__MATERIAL__:
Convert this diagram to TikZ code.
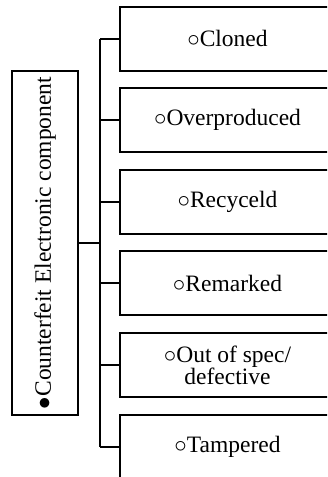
\documentclass[tikz,border=0pt]{standalone}
\usepackage{fontspec}
\setmainfont{Liberation Serif}
\begin{document}
\begin{tikzpicture}[x=1pt,y=-1pt,
  line width=2pt,
  txt/.style={font=\fontsize{23.5}{25}\selectfont, text=black, align=center, inner sep=0pt},
  catbox/.style={txt, draw, minimum width=215pt, minimum height=64pt},
  mainbox/.style={draw, minimum width=66pt, minimum height=344pt, inner sep=0pt}]
\clip (0,0) rectangle (327,477);
\node[mainbox] (main) at (45,243) {};
\node[txt, rotate=90] (maintxt) at (main.center) {$\bullet$Counterfeit Electronic component};
\node[catbox] (b1) at (227.5,38.5) {$\circ$Cloned};
\node[catbox] (b2) at (227.5,120.1) {$\circ$Overproduced};
\node[catbox] (b3) at (227.5,201.7) {$\circ$Recyceld};
\node[catbox] (b4) at (227.5,283.3) {$\circ$Remarked};
\node[catbox] (b5) at (227.5,364.9) {$\circ$Out of spec/\\[-3pt]defective};
\node[catbox] (b6) at (227.5,446.5) {$\circ$Tampered};
\draw (main.east) -- ++(21,0) coordinate (j);
\draw (j |- b1.west) -- (j |- b6.west);
\foreach \b in {b1,b2,b3,b4,b5,b6}{
  \draw (j |- \b.west) -- (\b.west);
}
\end{tikzpicture}
\end{document}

__OBJECTIVE__: Copy all the data exactly as written, but skip any picture.

__RESPONSE__:
Convert this diagram to TikZ code.
\documentclass[tikz,border=0pt]{standalone}
\usepackage{fontspec}
\setmainfont{Liberation Serif}
\begin{document}
\begin{tikzpicture}[x=1pt,y=-1pt,
  line width=2pt,
  txt/.style={font=\fontsize{23.5}{25}\selectfont, text=black, align=center, inner sep=0pt},
  catbox/.style={txt, draw, minimum width=215pt, minimum height=64pt},
  mainbox/.style={draw, minimum width=66pt, minimum height=344pt, inner sep=0pt}]
\clip (0,0) rectangle (327,477);
\node[mainbox] (main) at (45,243) {};
\node[txt, rotate=90] (maintxt) at (main.center) {$\bullet$Counterfeit Electronic component};
\node[catbox] (b1) at (227.5,38.5) {$\circ$Cloned};
\node[catbox] (b2) at (227.5,120.1) {$\circ$Overproduced};
\node[catbox] (b3) at (227.5,201.7) {$\circ$Recyceld};
\node[catbox] (b4) at (227.5,283.3) {$\circ$Remarked};
\node[catbox] (b5) at (227.5,364.9) {$\circ$Out of spec/\\[-3pt]defective};
\node[catbox] (b6) at (227.5,446.5) {$\circ$Tampered};
\draw (main.east) -- ++(21,0) coordinate (j);
\draw (j |- b1.west) -- (j |- b6.west);
\foreach \b in {b1,b2,b3,b4,b5,b6}{
  \draw (j |- \b.west) -- (\b.west);
}
\end{tikzpicture}
\end{document}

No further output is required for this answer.